__TASK PROMPT__. Reproduce the listing below exactly, beginning with its first line and ending with the line that holds "0.03, 0.03, 0.03];"; pictures are not part of the copy.

__GIVEN INFORMATION__.
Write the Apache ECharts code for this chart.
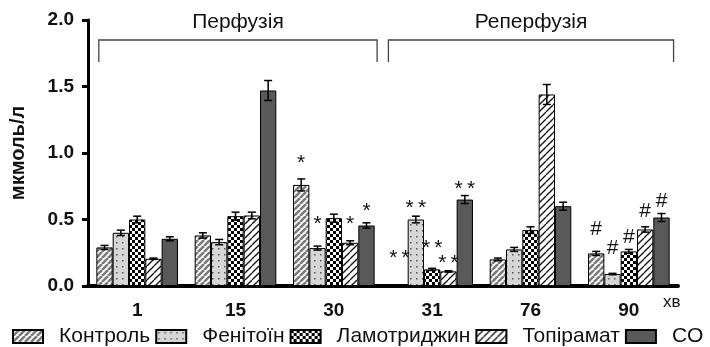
<!DOCTYPE html>
<html>
<head>
<meta charset="utf-8">
<script src="https://cdn.jsdelivr.net/npm/echarts@6/dist/echarts.min.js"></script>
<style>
html,body{margin:0;padding:0;background:#fff;}
#chart{width:710px;height:347px;}
</style>
</head>
<body>
<div id="chart"></div>
<script>
// ---- data ----
const categories = ['1', '15', '30', '31', '76', '90'];
const seriesNames = ['Контроль', 'Фенітоїн', 'Ламотриджин', 'Топірамат', 'CO'];
const yTicks = [0, 0.5, 1.0, 1.5, 2.0];

const control     = [0.29, 0.38, 0.76, 0.01, 0.20, 0.245];
const phenytoin   = [0.40, 0.33, 0.285, 0.50, 0.275, 0.09];
const lamotrigine = [0.50, 0.525, 0.51, 0.125, 0.42, 0.26];
const topiramate  = [0.205, 0.53, 0.325, 0.11, 1.44, 0.425];
const co          = [0.355, 1.47, 0.455, 0.65, 0.60, 0.515];

const controlErr     = [0.015, 0.02, 0.045, 0, 0.01, 0.015];
const phenytoinErr   = [0.02, 0.02, 0.015, 0.025, 0.015, 0.005];
const lamotrigineErr = [0.025, 0.03, 0.03, 0.008, 0.025, 0.015];
const topiramateErr  = [0.005, 0.025, 0.015, 0.005, 0.075, 0.02];
const coErr          = [0.015, 0.075, 0.02, 0.03, 0.03, 0.03];

const controlMark     = ['', '', '*', '* *', '', '#'];
const phenytoinMark   = ['', '', '*', '* *', '', '#'];
const lamotrigineMark = ['', '', '', '* *', '', '#'];
const topiramateMark  = ['', '', '*', '* *', '', '#'];
const coMark          = ['', '', '*', '* *', '', '#'];

const controlMarkAt     = [null, null, 0.96, 0.25, null, 0.426];
const phenytoinMarkAt   = [null, null, 0.50, 0.62, null, 0.283];
const lamotrigineMarkAt = [null, null, null, 0.32, null, 0.37];
const topiramateMarkAt  = [null, null, 0.50, 0.21, null, 0.564];
const coMarkAt          = [null, null, 0.60, 0.765, null, 0.64];

const bracketLabels = ['Перфузія', 'Реперфузія'];
const bracketFrom = ['1', '31'];
const bracketTo = ['30', '90'];
const axisUnit = 'хв';
const yName = 'мкмоль/л';

// ---- patterns ----
function makeTile(w, h, draw) {
  const c = document.createElement('canvas');
  c.width = w; c.height = h;
  const ctx = c.getContext('2d');
  draw(ctx, w, h);
  return { image: c, repeat: 'repeat' };
}
function hatch(s, lw, col, bg) {
  return makeTile(s, s, (ctx) => {
    ctx.fillStyle = bg; ctx.fillRect(0, 0, s, s);
    ctx.strokeStyle = col; ctx.lineWidth = lw;
    for (const k of [-s, 0, s]) {
      ctx.beginPath(); ctx.moveTo(k, s); ctx.lineTo(k + s, 0); ctx.stroke();
    }
  });
}
const patControl = hatch(6, 2.6, '#7a7a7a', '#ffffff');
const patPhen = makeTile(6, 6, (ctx) => {
  ctx.fillStyle = '#d6d6d6'; ctx.fillRect(0, 0, 6, 6);
  ctx.fillStyle = '#555'; ctx.fillRect(2, 2, 1.5, 1.5);
});
const patLam = makeTile(6, 6, (ctx) => {
  ctx.fillStyle = '#fff'; ctx.fillRect(0, 0, 6, 6);
  ctx.fillStyle = '#000'; ctx.fillRect(0, 0, 3, 3); ctx.fillRect(3, 3, 3, 3);
});
const patTop = hatch(7, 1.3, '#111', '#ffffff');
const colCO = '#595959';

const fills = [patControl, patPhen, patLam, patTop, colCO];
const values = [control, phenytoin, lamotrigine, topiramate, co];
const errs = [controlErr, phenytoinErr, lamotrigineErr, topiramateErr, coErr];
const marks = [controlMark, phenytoinMark, lamotrigineMark, topiramateMark, coMark];
const markAt = [controlMarkAt, phenytoinMarkAt, lamotrigineMarkAt, topiramateMarkAt, coMarkAt];

const FONT = '"Liberation Sans", Arial, Helvetica, sans-serif';
const GAP = 0.17;
const N = seriesNames.length;

function barOffset(api, si) {
  const band = api.size([1, 0])[0];
  const bw = band * (1 - GAP) / N;
  return (si - (N - 1) / 2) * bw;
}

const series = [];
seriesNames.forEach((name, si) => {
  series.push({
    name: name,
    type: 'bar',
    data: values[si],
    barGap: '0%',
    barCategoryGap: (GAP * 100) + '%',
    itemStyle: { color: fills[si], borderColor: '#000', borderWidth: 1 },
    emphasis: { disabled: true },
    z: 2
  });
});
// error bars
seriesNames.forEach((name, si) => {
  series.push({
    type: 'custom',
    silent: true,
    z: 5,
    data: values[si].map((v, i) => [i, v, errs[si][i]]),
    renderItem: function (params, api) {
      const i = api.value(0), v = api.value(1), e = api.value(2);
      if (!e) return null;
      const dx = barOffset(api, si);
      const hi = api.coord([i, v + e]);
      const lo = api.coord([i, v - e]);
      const x = hi[0] + dx;
      const cap = 4;
      const st = { stroke: '#000', lineWidth: 1.5 };
      return {
        type: 'group',
        children: [
          { type: 'line', shape: { x1: x, y1: hi[1], x2: x, y2: lo[1] }, style: st },
          { type: 'line', shape: { x1: x - cap, y1: hi[1], x2: x + cap, y2: hi[1] }, style: st },
          { type: 'line', shape: { x1: x - cap, y1: lo[1], x2: x + cap, y2: lo[1] }, style: st }
        ]
      };
    }
  });
});
// significance marks
seriesNames.forEach((name, si) => {
  series.push({
    type: 'custom',
    silent: true,
    z: 6,
    data: marks[si].map((m, i) => [i, markAt[si][i] == null ? 0 : markAt[si][i], m]),
    renderItem: function (params, api) {
      const i = params.dataIndex;
      const txt = marks[si][i];
      if (!txt) return null;
      const p = api.coord([i, markAt[si][i]]);
      const isStar = txt.indexOf('*') >= 0;
      const fs = 21;
      return {
        type: 'text',
        x: p[0] + barOffset(api, si),
        y: p[1] + (isStar ? fs * 0.24 : 0),
        style: {
          text: isStar ? txt.replace(' ', '\u2009') : txt, fill: '#111', font: fs + 'px ' + FONT,
          align: 'center', verticalAlign: 'middle'
        }
      };
    }
  });
});

const chart = echarts.init(document.getElementById('chart'), null, { renderer: 'canvas' });
const option = {
  animation: false,
  backgroundColor: '#fff',
  grid: { left: 88, right: 32, top: 20, bottom: 61, containLabel: false },
  legend: {
    data: seriesNames,
    left: 12, top: 326,
    padding: 0,
    itemWidth: 30, itemHeight: 13,
    itemGap: 5,
    icon: 'rect',
    selectedMode: false,
    textStyle: { fontFamily: FONT, fontSize: 21, color: '#111', padding: [0, 0, 0, 11] }
  },
  xAxis: {
    type: 'category',
    data: categories,
    name: axisUnit,
    nameLocation: 'end',
    nameGap: -15,
    nameTextStyle: { fontFamily: FONT, fontSize: 17, color: '#111', align: 'left', verticalAlign: 'top', padding: [8, 0, 0, 0] },
    axisLine: { lineStyle: { color: '#000', width: 4 } },
    axisTick: { alignWithLabel: true, length: 9, lineStyle: { color: '#000', width: 3 } },
    axisLabel: { fontFamily: FONT, fontSize: 19, fontWeight: 'bold', color: '#111', margin: 15 },
    splitLine: { show: false }
  },
  yAxis: {
    type: 'value',
    min: yTicks[0], max: yTicks[yTicks.length - 1], interval: 0.5,
    name: yName,
    nameLocation: 'middle',
    nameGap: 60,
    nameRotate: 90,
    nameTextStyle: { fontFamily: FONT, fontSize: 20, fontWeight: 'bold', color: '#111' },
    axisLine: { show: true, lineStyle: { color: '#000', width: 3 } },
    axisTick: { show: true, length: 6, lineStyle: { color: '#000', width: 3 } },
    axisLabel: { fontFamily: FONT, fontSize: 19, fontWeight: 'bold', color: '#111', margin: 14,
      formatter: (v) => v.toFixed(1) },
    splitLine: { show: false }
  },
  series: series
};
chart.setOption(option);

// ---- brackets (derived from category positions) ----
function drawBrackets() {
  const graphics = [];
  const gridTop = 20;
  const lineY = gridTop + 20;
  const tickY = gridTop + 42;
  const p0 = chart.convertToPixel({ xAxisIndex: 0 }, categories[0]);
  const p1 = chart.convertToPixel({ xAxisIndex: 0 }, categories[1]);
  const band = p1 - p0;
  const leftOff = [-0.39, -0.445];
  const rightOff = [0.44, 0.455];
  bracketLabels.forEach((lab, k) => {
    const xa = chart.convertToPixel({ xAxisIndex: 0 }, bracketFrom[k]) + leftOff[k] * band;
    const xb = chart.convertToPixel({ xAxisIndex: 0 }, bracketTo[k]) + rightOff[k] * band;
    graphics.push({
      type: 'polyline', silent: true,
      shape: { points: [[xa, tickY], [xa, lineY], [xb, lineY], [xb, tickY]] },
      style: { stroke: '#444', lineWidth: 1.3, fill: null }
    });
    graphics.push({
      type: 'text', silent: true,
      x: (xa + xb) / 2, y: lineY - 18,
      style: { text: lab, font: '21px ' + FONT, fill: '#111', align: 'center', verticalAlign: 'middle' }
    });
  });
  chart.setOption({ graphic: graphics });
}
drawBrackets();
</script>
</body>
</html>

__RESULT__.
Write the Apache ECharts code for this chart.
<!DOCTYPE html>
<html>
<head>
<meta charset="utf-8">
<script src="https://cdn.jsdelivr.net/npm/echarts@6/dist/echarts.min.js"></script>
<style>
html,body{margin:0;padding:0;background:#fff;}
#chart{width:710px;height:347px;}
</style>
</head>
<body>
<div id="chart"></div>
<script>
// ---- data ----
const categories = ['1', '15', '30', '31', '76', '90'];
const seriesNames = ['Контроль', 'Фенітоїн', 'Ламотриджин', 'Топірамат', 'CO'];
const yTicks = [0, 0.5, 1.0, 1.5, 2.0];

const control     = [0.29, 0.38, 0.76, 0.01, 0.20, 0.245];
const phenytoin   = [0.40, 0.33, 0.285, 0.50, 0.275, 0.09];
const lamotrigine = [0.50, 0.525, 0.51, 0.125, 0.42, 0.26];
const topiramate  = [0.205, 0.53, 0.325, 0.11, 1.44, 0.425];
const co          = [0.355, 1.47, 0.455, 0.65, 0.60, 0.515];

const controlErr     = [0.015, 0.02, 0.045, 0, 0.01, 0.015];
const phenytoinErr   = [0.02, 0.02, 0.015, 0.025, 0.015, 0.005];
const lamotrigineErr = [0.025, 0.03, 0.03, 0.008, 0.025, 0.015];
const topiramateErr  = [0.005, 0.025, 0.015, 0.005, 0.075, 0.02];
const coErr          = [0.015, 0.075, 0.02, 0.03, 0.03, 0.03];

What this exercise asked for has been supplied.